4 reasons email will never die

Kids may no longer embrace email, but it ain’t going away any time soon. Here’s why.

Forward-looking social media enthusiasts like to predict the end of email as we know it. Indeed, there are plenty of signs that millennials, in particular, prefer other methods of electronic communication, using email primarily to communicate with their clueless parents and various other Luddite institutions. In fact, I know of one teenager who lost his place at University because he didn’t check his email for months, and thus never saw — or paid — the tuition notices he was sent.

But even if the younger generations drive the technology choices of the future, email is not about to go the way of the carrier pigeon.

Let’s look at four reasons why email will be around for the foreseeable future:

1. Email is permanent.
Except in cost-obsessed corporations that strictly enforce those 200MB limits on Outlook mail storage, most people hang on to their emails indefinitely. Thus it’s easy to go back and dig up messages and documents sent months, years, or even decades ago. That tuition message the college student never saw? It’s still sitting there in his inbox. That message the CEO sent authorizing the bank to sell loans it knew were dogs? Still in the system, even if it got deleted from individual mailboxes. Email creates an ongoing record of communication, that the law increasingly recognizes. That can cause problems as well — just ask General Petraeus — but it’s a huge differentiator from all the social media communication alternatives.

2. Emails are scalable.
Sure, you can post pictures along with your text or status update, but email lets you attach multiple large documents to your messages. That means it can include everything from images to presentations to highly formatted text documents — or just about anything else you might need to share. New technologies are coming online that make it easier to share files held in a central repository, usually in the cloud, but even then, they usually use email to alert folks that the files are there.

3. Email is a great low-cost marketing medium.
Marketers love email because its relatively easy and cheap to broadcast messages to lots and lots of people at once. (Sure, the spammers love email for the same reasons, but that just shows that email marketing actually works.) Once you gather a list of addresses — opt-in, please — you don’t have to pay big bucks to reach them every time. Try that on Facebook or Twitter!
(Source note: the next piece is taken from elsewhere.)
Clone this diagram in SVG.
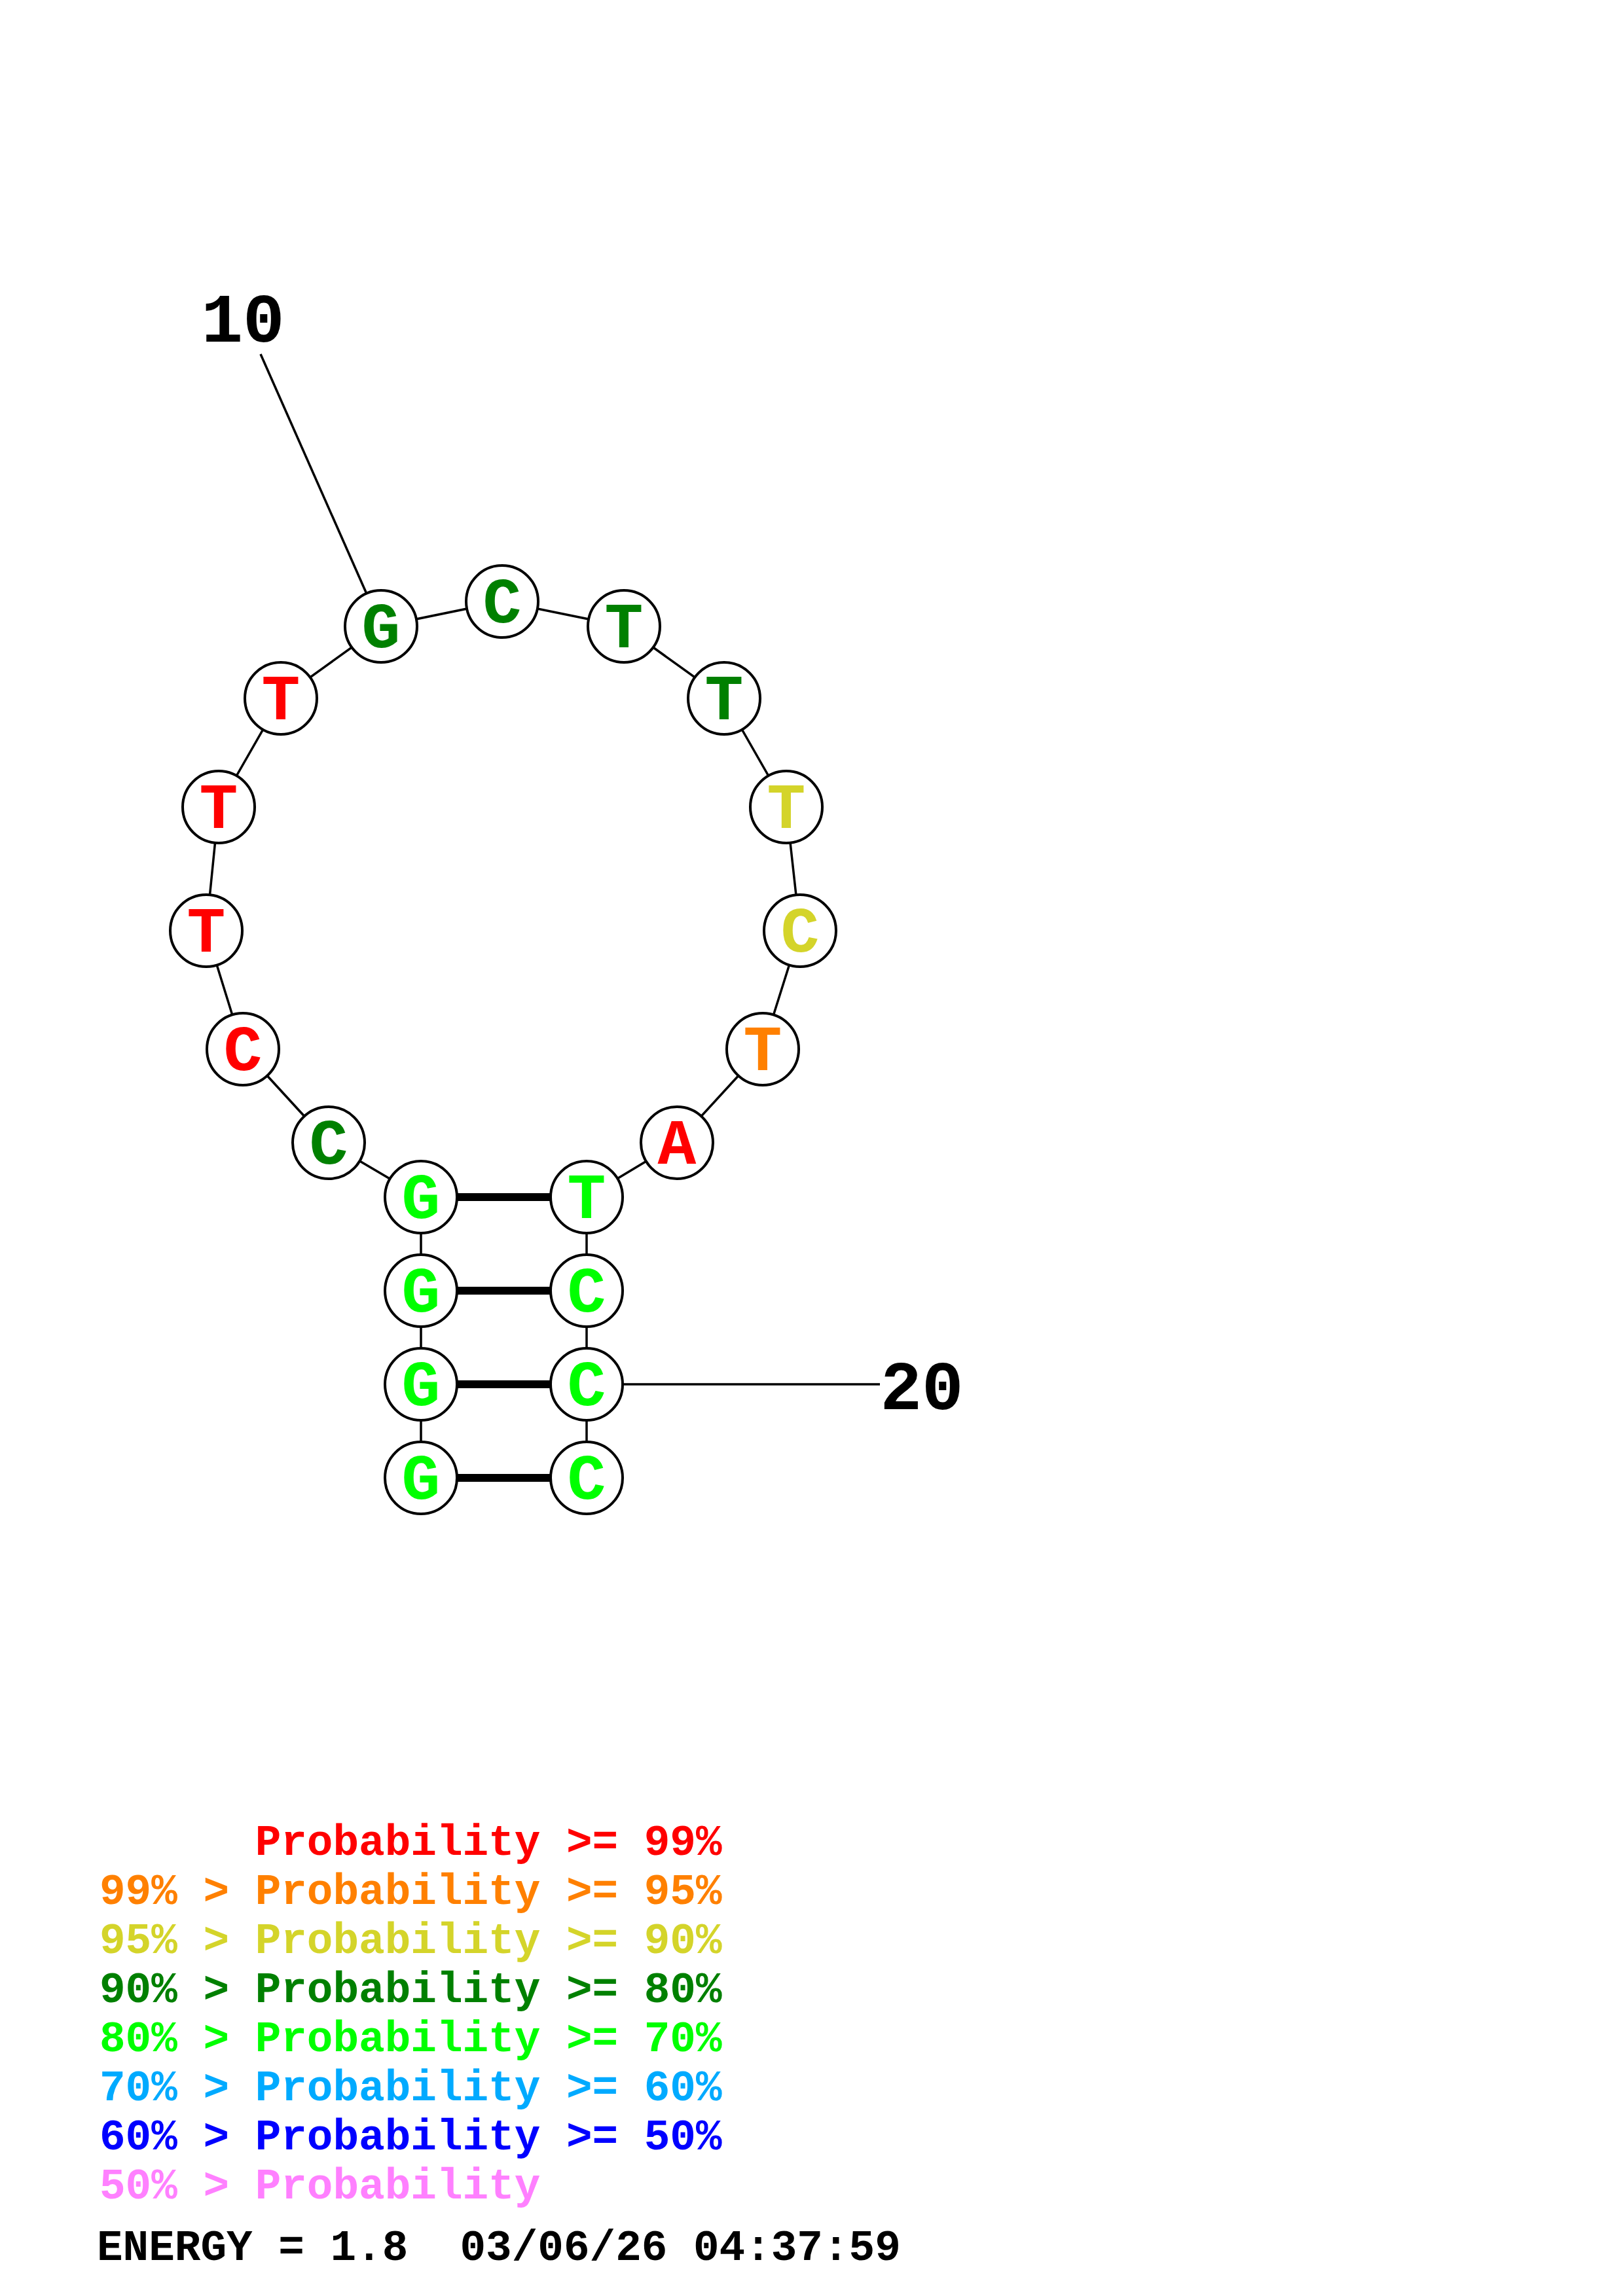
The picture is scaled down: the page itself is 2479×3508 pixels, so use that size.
<svg xmlns="http://www.w3.org/2000/svg" width="2479" height="3508" viewBox="0 0 2479 3508">
<style>
.bb{stroke:#000;stroke-width:3.5;fill:none}
.pr{stroke:#000;stroke-width:12;fill:none}
.nd{fill:#fff;stroke:#000;stroke-width:4}
.nt{font-family:"Liberation Mono","DejaVu Sans Mono",monospace;font-weight:bold;font-size:98px;text-anchor:middle}
.lb{font-family:"Liberation Mono","DejaVu Sans Mono",monospace;font-weight:bold;font-size:106px;text-anchor:middle;fill:#000}
.lg{font-family:"Liberation Mono","DejaVu Sans Mono",monospace;font-weight:bold;font-size:66px;white-space:pre}
.red{fill:#FF0000}.org{fill:#FF8000}.yel{fill:#D4D42A}.dgr{fill:#008000}.lim{fill:#00FF00}.sky{fill:#00AAFF}.blu{fill:#0000FF}.pnk{fill:#FF80FF}
</style>
<rect width="2479" height="3508" fill="#fff"/>
<g id="connectors">
<polyline class="bb" points="643,2258 643,2115 643,1972 643,1829 502,1746 371,1603 315,1422 334,1233 429,1067 582,957 767,919 953,957 1106,1067 1201,1233 1222,1422 1165,1603 1034,1746 896,1829 896,1972 896,2115 896,2258"/>
<line class="pr" x1="643" y1="1829" x2="896" y2="1829"/>
<line class="pr" x1="643" y1="1972" x2="896" y2="1972"/>
<line class="pr" x1="643" y1="2115" x2="896" y2="2115"/>
<line class="pr" x1="643" y1="2258" x2="896" y2="2258"/>
<line class="bb" x1="398" y1="541" x2="582" y2="957"/>
<line class="bb" x1="896" y1="2115" x2="1344" y2="2115"/>
</g>
<g id="n1"><circle class="nd" cx="643" cy="2258" r="55"/><text class="nt lim" x="643" y="2290">G</text></g>
<g id="n2"><circle class="nd" cx="643" cy="2115" r="55"/><text class="nt lim" x="643" y="2147">G</text></g>
<g id="n3"><circle class="nd" cx="643" cy="1972" r="55"/><text class="nt lim" x="643" y="2004">G</text></g>
<g id="n4"><circle class="nd" cx="643" cy="1829" r="55"/><text class="nt lim" x="643" y="1861">G</text></g>
<g id="n5"><circle class="nd" cx="502" cy="1746" r="55"/><text class="nt dgr" x="502" y="1778">C</text></g>
<g id="n6"><circle class="nd" cx="371" cy="1603" r="55"/><text class="nt red" x="371" y="1635">C</text></g>
<g id="n7"><circle class="nd" cx="315" cy="1422" r="55"/><text class="nt red" x="315" y="1454">T</text></g>
<g id="n8"><circle class="nd" cx="334" cy="1233" r="55"/><text class="nt red" x="334" y="1265">T</text></g>
<g id="n9"><circle class="nd" cx="429" cy="1067" r="55"/><text class="nt red" x="429" y="1099">T</text></g>
<g id="n10"><circle class="nd" cx="582" cy="957" r="55"/><text class="nt dgr" x="582" y="989">G</text></g>
<g id="n11"><circle class="nd" cx="767" cy="919" r="55"/><text class="nt dgr" x="767" y="951">C</text></g>
<g id="n12"><circle class="nd" cx="953" cy="957" r="55"/><text class="nt dgr" x="953" y="989">T</text></g>
<g id="n13"><circle class="nd" cx="1106" cy="1067" r="55"/><text class="nt dgr" x="1106" y="1099">T</text></g>
<g id="n14"><circle class="nd" cx="1201" cy="1233" r="55"/><text class="nt yel" x="1201" y="1265">T</text></g>
<g id="n15"><circle class="nd" cx="1222" cy="1422" r="55"/><text class="nt yel" x="1222" y="1454">C</text></g>
<g id="n16"><circle class="nd" cx="1165" cy="1603" r="55"/><text class="nt org" x="1165" y="1635">T</text></g>
<g id="n17"><circle class="nd" cx="1034" cy="1746" r="55"/><text class="nt red" x="1034" y="1778">A</text></g>
<g id="n18"><circle class="nd" cx="896" cy="1829" r="55"/><text class="nt lim" x="896" y="1861">T</text></g>
<g id="n19"><circle class="nd" cx="896" cy="1972" r="55"/><text class="nt lim" x="896" y="2004">C</text></g>
<g id="n20"><circle class="nd" cx="896" cy="2115" r="55"/><text class="nt lim" x="896" y="2147">C</text></g>
<g id="n21"><circle class="nd" cx="896" cy="2258" r="55"/><text class="nt lim" x="896" y="2290">C</text></g>
<g id="labels">
<text class="lb" x="371" y="522">10</text>
<text class="lb" x="1408" y="2153">20</text>
</g>
<g id="legend">
<text class="lg red" x="152" y="2834" xml:space="preserve">      Probability &gt;= 99%</text>
<text class="lg org" x="152" y="2909" xml:space="preserve">99% &gt; Probability &gt;= 95%</text>
<text class="lg yel" x="152" y="2984" xml:space="preserve">95% &gt; Probability &gt;= 90%</text>
<text class="lg dgr" x="152" y="3059" xml:space="preserve">90% &gt; Probability &gt;= 80%</text>
<text class="lg lim" x="152" y="3134" xml:space="preserve">80% &gt; Probability &gt;= 70%</text>
<text class="lg sky" x="152" y="3209" xml:space="preserve">70% &gt; Probability &gt;= 60%</text>
<text class="lg blu" x="152" y="3284" xml:space="preserve">60% &gt; Probability &gt;= 50%</text>
<text class="lg pnk" x="152" y="3359" xml:space="preserve">50% &gt; Probability</text>
<text class="lg" x="148" y="3453" fill="#000" xml:space="preserve">ENERGY = 1.8  03/06/26 04:37:59</text>
</g>
</svg>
4. Email is a ubiquitous standard.
Unlike all the competing social media networks, all the email services actually work together properly. If you send someone an email, you know they’re going to get it, no matter if they use Outlook, Gmail, Yahoo Mail, or a corporate system. And even if those kids don’t check their email much, it’s pretty likely they at least have an email account. Pretty much everyone does, even if some of them are on Facebook and others are on Twitter and others prefer Snapchat. Email is the place where they all come together. And I don’t see anything about to usurp that place at the center of conversation.

Sure, email has plenty of problems, and I’ll take a look at them in an upcoming post. But make no mistake – email remains the cornerstone of online communications. Now and forever.